Written request | Return all of the lines below exactly as they are.
● ● ● ● ●
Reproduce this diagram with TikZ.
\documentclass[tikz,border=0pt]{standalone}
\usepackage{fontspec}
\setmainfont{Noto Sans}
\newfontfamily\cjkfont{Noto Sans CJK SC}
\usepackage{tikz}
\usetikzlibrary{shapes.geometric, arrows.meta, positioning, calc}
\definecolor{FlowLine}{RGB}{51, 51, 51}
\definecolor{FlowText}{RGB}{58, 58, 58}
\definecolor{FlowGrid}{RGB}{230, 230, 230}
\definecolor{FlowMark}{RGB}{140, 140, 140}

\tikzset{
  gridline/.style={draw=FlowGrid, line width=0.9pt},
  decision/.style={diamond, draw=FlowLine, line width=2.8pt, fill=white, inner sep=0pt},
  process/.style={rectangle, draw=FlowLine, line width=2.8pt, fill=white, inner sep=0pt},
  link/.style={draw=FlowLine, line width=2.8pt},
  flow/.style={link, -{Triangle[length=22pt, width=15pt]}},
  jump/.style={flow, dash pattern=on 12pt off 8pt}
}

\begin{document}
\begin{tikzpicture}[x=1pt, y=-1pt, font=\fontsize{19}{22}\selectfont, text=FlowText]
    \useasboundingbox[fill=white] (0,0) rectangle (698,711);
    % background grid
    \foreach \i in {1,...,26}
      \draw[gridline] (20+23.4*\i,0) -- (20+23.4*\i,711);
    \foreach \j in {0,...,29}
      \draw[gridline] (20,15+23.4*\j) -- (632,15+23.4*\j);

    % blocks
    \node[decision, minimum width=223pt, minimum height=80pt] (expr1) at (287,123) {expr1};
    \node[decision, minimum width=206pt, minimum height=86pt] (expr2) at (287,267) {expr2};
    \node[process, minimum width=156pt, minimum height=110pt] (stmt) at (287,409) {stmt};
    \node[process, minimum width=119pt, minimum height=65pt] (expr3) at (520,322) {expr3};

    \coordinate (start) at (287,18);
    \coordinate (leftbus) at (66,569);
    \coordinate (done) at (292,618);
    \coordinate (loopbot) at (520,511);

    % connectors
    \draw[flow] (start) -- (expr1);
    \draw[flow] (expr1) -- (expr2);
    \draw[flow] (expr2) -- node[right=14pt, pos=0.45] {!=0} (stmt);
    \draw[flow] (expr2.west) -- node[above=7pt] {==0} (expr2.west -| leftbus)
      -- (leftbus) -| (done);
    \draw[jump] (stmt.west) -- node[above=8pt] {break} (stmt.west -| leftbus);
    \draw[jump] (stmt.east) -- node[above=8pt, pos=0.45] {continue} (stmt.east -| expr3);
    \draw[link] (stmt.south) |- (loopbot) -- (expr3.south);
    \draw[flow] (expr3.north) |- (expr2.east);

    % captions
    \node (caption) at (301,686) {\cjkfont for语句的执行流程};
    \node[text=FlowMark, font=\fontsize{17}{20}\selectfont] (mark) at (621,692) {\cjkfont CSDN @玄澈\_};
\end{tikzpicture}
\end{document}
● ● ● ● ●
Complete answer |
Reproduce this diagram with TikZ.
\documentclass[tikz,border=0pt]{standalone}
\usepackage{fontspec}
\setmainfont{Noto Sans}
\newfontfamily\cjkfont{Noto Sans CJK SC}
\usepackage{tikz}
\usetikzlibrary{shapes.geometric, arrows.meta, positioning, calc}
\definecolor{FlowLine}{RGB}{51, 51, 51}
\definecolor{FlowText}{RGB}{58, 58, 58}
\definecolor{FlowGrid}{RGB}{230, 230, 230}
\definecolor{FlowMark}{RGB}{140, 140, 140}

\tikzset{
  gridline/.style={draw=FlowGrid, line width=0.9pt},
  decision/.style={diamond, draw=FlowLine, line width=2.8pt, fill=white, inner sep=0pt},
  process/.style={rectangle, draw=FlowLine, line width=2.8pt, fill=white, inner sep=0pt},
  link/.style={draw=FlowLine, line width=2.8pt},
  flow/.style={link, -{Triangle[length=22pt, width=15pt]}},
  jump/.style={flow, dash pattern=on 12pt off 8pt}
}

\begin{document}
\begin{tikzpicture}[x=1pt, y=-1pt, font=\fontsize{19}{22}\selectfont, text=FlowText]
    \useasboundingbox[fill=white] (0,0) rectangle (698,711);
    % background grid
    \foreach \i in {1,...,26}
      \draw[gridline] (20+23.4*\i,0) -- (20+23.4*\i,711);
    \foreach \j in {0,...,29}
      \draw[gridline] (20,15+23.4*\j) -- (632,15+23.4*\j);

    % blocks
    \node[decision, minimum width=223pt, minimum height=80pt] (expr1) at (287,123) {expr1};
    \node[decision, minimum width=206pt, minimum height=86pt] (expr2) at (287,267) {expr2};
    \node[process, minimum width=156pt, minimum height=110pt] (stmt) at (287,409) {stmt};
    \node[process, minimum width=119pt, minimum height=65pt] (expr3) at (520,322) {expr3};

    \coordinate (start) at (287,18);
    \coordinate (leftbus) at (66,569);
    \coordinate (done) at (292,618);
    \coordinate (loopbot) at (520,511);

    % connectors
    \draw[flow] (start) -- (expr1);
    \draw[flow] (expr1) -- (expr2);
    \draw[flow] (expr2) -- node[right=14pt, pos=0.45] {!=0} (stmt);
    \draw[flow] (expr2.west) -- node[above=7pt] {==0} (expr2.west -| leftbus)
      -- (leftbus) -| (done);
    \draw[jump] (stmt.west) -- node[above=8pt] {break} (stmt.west -| leftbus);
    \draw[jump] (stmt.east) -- node[above=8pt, pos=0.45] {continue} (stmt.east -| expr3);
    \draw[link] (stmt.south) |- (loopbot) -- (expr3.south);
    \draw[flow] (expr3.north) |- (expr2.east);

    % captions
    \node (caption) at (301,686) {\cjkfont for语句的执行流程};
    \node[text=FlowMark, font=\fontsize{17}{20}\selectfont] (mark) at (621,692) {\cjkfont CSDN @玄澈\_};
\end{tikzpicture}
\end{document}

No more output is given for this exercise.